For before-school provision, the academy states that a free breakfast club runs from 8:00am on school days.
Transport and travel will depend heavily on where you live in Walsall and neighbouring areas. Most families will weigh a mix of local buses, walking routes, and car drop-off practicality. Where travel time is a deciding factor, use FindMySchool’s Saved Schools feature to keep a shortlist and compare realistic daily journeys side by side.
Improvement journey and expectations. The January 2025 evidence points to inconsistency in behaviour expectations and disruption to learning for too many pupils, alongside significant work needed on attendance and curriculum delivery. Families should ask for a clear account of what has changed since 2025, and what is changing next.
Attendance and routine. Attendance is a stated priority, and the academy has introduced supportive measures such as a free breakfast club. Parents should still be realistic that improving attendance culture takes time, and it is worth understanding how the academy works with families when patterns start to slip.
Support for vulnerable students. The inspection evidence highlights that pupils with SEND and other vulnerable groups have not consistently received the adaptations and targeted support they need. If your child relies on specific classroom strategies, ask how staff training, SEND leadership, and monitoring now ensure consistency across subjects.
Sixth form experience may differ from Years 7 to 11. Sixth form provision is judged more positively, and students report a more settled experience. For families considering staying on post-16, it is worth discussing sixth form expectations, subject suitability, and support structures in detail.

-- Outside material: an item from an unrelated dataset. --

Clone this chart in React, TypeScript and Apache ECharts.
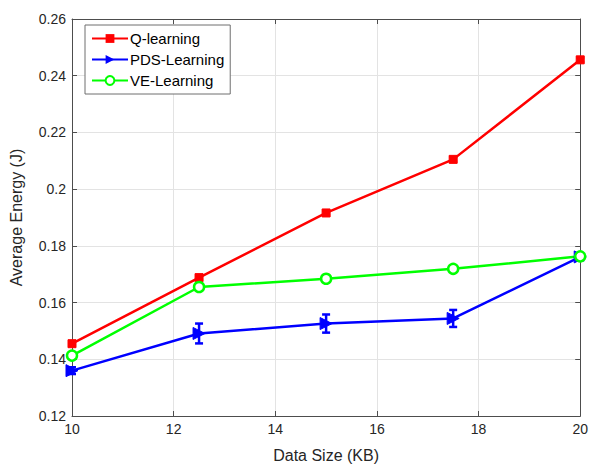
import React, { useEffect, useRef } from "react";
import * as echarts from "echarts";

// Data sizes (KB) on the x axis
const dataSize = [10, 12.5, 15, 17.5, 20];

// Mean energy per scheme (J)
const qLearning = [0.1455, 0.1688, 0.1916, 0.2105, 0.2456];
const pdsLearning = [0.136, 0.1491, 0.1526, 0.1544, 0.1761];
const veLearning = [0.1413, 0.1655, 0.1684, 0.1719, 0.1763];

// Half-width of the error bars (J)
const qErr = [0.0008, 0.0008, 0.0008, 0.0008, 0.0008];
const pdsErr = [0.0012, 0.0035, 0.0032, 0.003, 0.0012];
const veErr = [0.0008, 0.0008, 0.0008, 0.0008, 0.0008];

const FONT = "'Liberation Sans', Arial, sans-serif";

function errorBarSeries(name: string, color: string, values: number[], errs: number[]) {
  const data = dataSize.map((x, i) => [x, values[i] - errs[i], values[i] + errs[i]]);
  return {
    type: "custom",
    name,
    data,
    z: 3,
    encode: { x: 0, y: [1, 2] },
    renderItem: (params: any, api: any) => {
      const x = api.value(0);
      const lo = api.coord([x, api.value(1)]);
      const hi = api.coord([x, api.value(2)]);
      const cap = 4;
      const style = { stroke: color, lineWidth: 2.5, fill: "none" };
      return {
        type: "group",
        children: [
          { type: "line", shape: { x1: lo[0], y1: lo[1], x2: hi[0], y2: hi[1] }, style },
          { type: "line", shape: { x1: lo[0] - cap, y1: lo[1], x2: lo[0] + cap, y2: lo[1] }, style },
          { type: "line", shape: { x1: hi[0] - cap, y1: hi[1], x2: hi[0] + cap, y2: hi[1] }, style },
        ],
      };
    },
  };
}

function lineSeries(name: string, color: string, values: number[], symbol: string, size: number, extra: any = {}) {
  return {
    type: "line",
    name,
    data: dataSize.map((x, i) => [x, values[i]]),
    symbol,
    symbolSize: size,
    showSymbol: true,
    lineStyle: { color, width: 2.5 },
    itemStyle: { color, borderColor: color },
    z: 4,
    ...extra,
  };
}

export default function App() {
  const ref = useRef<HTMLDivElement>(null);

  useEffect(() => {
    document.body.style.margin = "0";
    const chart = echarts.init(ref.current!, undefined, { renderer: "svg" });
    const labelFmt = (v: number) => String(Number(v.toFixed(2)));
    const axisLine = { show: true, lineStyle: { color: "#4d4d4d", width: 1 } };
    const axisTick = { show: true, inside: true, length: 5, lineStyle: { color: "#4d4d4d" } };
    const split = { show: true, lineStyle: { color: "#e3e3e3", width: 1 } };

    chart.setOption({
      animation: false,
      backgroundColor: "#ffffff",
      textStyle: { fontFamily: FONT },
      grid: { left: 72, right: 8, top: 19, bottom: 50, containLabel: false },
      legend: {
        show: true,
        orient: "vertical",
        left: 85,
        top: 25,
        padding: [6, 6, 6, 6],
        itemGap: 6,
        itemWidth: 36,
        itemHeight: 11,
        backgroundColor: "#ffffff",
        borderColor: "#6e6e6e",
        borderWidth: 1,
        borderRadius: 0,
        textStyle: { fontFamily: FONT, fontSize: 15, color: "#000000", padding: [0, 0, 0, -3] },
        data: ["Q-learning", "PDS-Learning", "VE-Learning"],
      },
      xAxis: [
        {
          type: "value",
          min: 10,
          max: 20,
          interval: 2,
          name: "Data Size (KB)",
          nameLocation: "middle",
          nameGap: 31,
          nameTextStyle: { fontFamily: FONT, fontSize: 16, color: "#262626" },
          axisLine,
          axisTick,
          splitLine: split,
          axisLabel: { fontFamily: FONT, fontSize: 14, color: "#262626", margin: 6, formatter: labelFmt },
        },
        {
          type: "value",
          position: "top",
          min: 10,
          max: 20,
          interval: 2,
          axisLine,
          axisTick,
          splitLine: { show: false },
          axisLabel: { show: false },
        },
      ],
      yAxis: [
        {
          type: "value",
          min: 0.12,
          max: 0.26,
          interval: 0.02,
          name: "Average Energy (J)",
          nameLocation: "middle",
          nameGap: 48,
          nameTextStyle: { fontFamily: FONT, fontSize: 16, color: "#262626" },
          axisLine,
          axisTick,
          splitLine: split,
          axisLabel: { fontFamily: FONT, fontSize: 14, color: "#262626", margin: 6, formatter: labelFmt },
        },
        {
          type: "value",
          position: "right",
          min: 0.12,
          max: 0.26,
          interval: 0.02,
          axisLine,
          axisTick,
          splitLine: { show: false },
          axisLabel: { show: false },
        },
      ],
      series: [
        lineSeries("Q-learning", "#ff0000", qLearning, "rect", 8),
        errorBarSeries("Q-learning", "#ff0000", qLearning, qErr),
        lineSeries("PDS-Learning", "#0000ff", pdsLearning, "triangle", 12, { symbolRotate: -90 }),
        errorBarSeries("PDS-Learning", "#0000ff", pdsLearning, pdsErr),
        lineSeries("VE-Learning", "#00ff00", veLearning, "circle", 10, {
          itemStyle: { color: "#ffffff", borderColor: "#00ff00", borderWidth: 2.5 },
        }),
        errorBarSeries("VE-Learning", "#00ff00", veLearning, veErr),
      ],
    });
    return () => chart.dispose();
  }, []);

  return <div ref={ref} style={{ width: 591, height: 468 }} />;
}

Shire Oak Academy is a large 11 to 18 comprehensive in a period where improvement work is central to day-to-day life. The academy combines extensive facilities and a structured pastoral framework with clear priorities around attendance, behaviour consistency, and strengthening classroom practice. Best suited to families who want a local, full secondary-to-sixth-form pathway and who are comfortable engaging actively with the school during a turnaround period, particularly if sixth form is part of the plan. The limiting factor is not opportunity, it is the pace at which consistency becomes the norm across Years 7 to 11.
Shire Oak Academy has clear strengths in its sixth form provision and in the breadth of facilities and pastoral structures it describes. The January 2025 inspection evidence identifies serious weaknesses in education quality, behaviour consistency, leadership capacity, and attendance in Years 7 to 11, while also stating that safeguarding arrangements are effective. Families should view the academy as being in a structured improvement phase, and assess how far changes made since 2025 are already visible in daily routines.
Year 7 entry is coordinated through Walsall’s admissions process. For September 2026 entry, the application portal opened on 1 September 2025, the closing date was 31 October 2025 (10pm), and offers were issued on 2 March 2026. Late applications follow a separate process and are less likely to secure a preferred school.
Yes, the academy has a sixth form and it is graded more positively than the main school, with sixth form provision judged Good. Students report stronger academic support and clearer curriculum expectations. It is still worth reviewing subject options, entry requirements, and the study culture, particularly if applying from another school.
The academy signposts SEND leadership through a named SENCO and publishes SEND information for families. Shire Oak also has a specific resourced provision for up to ten pupils with dyslexia referenced in official documentation. Parents should discuss how classroom adaptations are applied consistently across subjects, and how progress and support are reviewed.
The academy highlights a clubs and activities programme that includes options such as cricket, coding, gardening, gaming, history, and horse riding. Facilities described in published materials include sport, fitness, science labs, performing arts spaces, and study areas, which can support both enrichment and engagement outside lessons.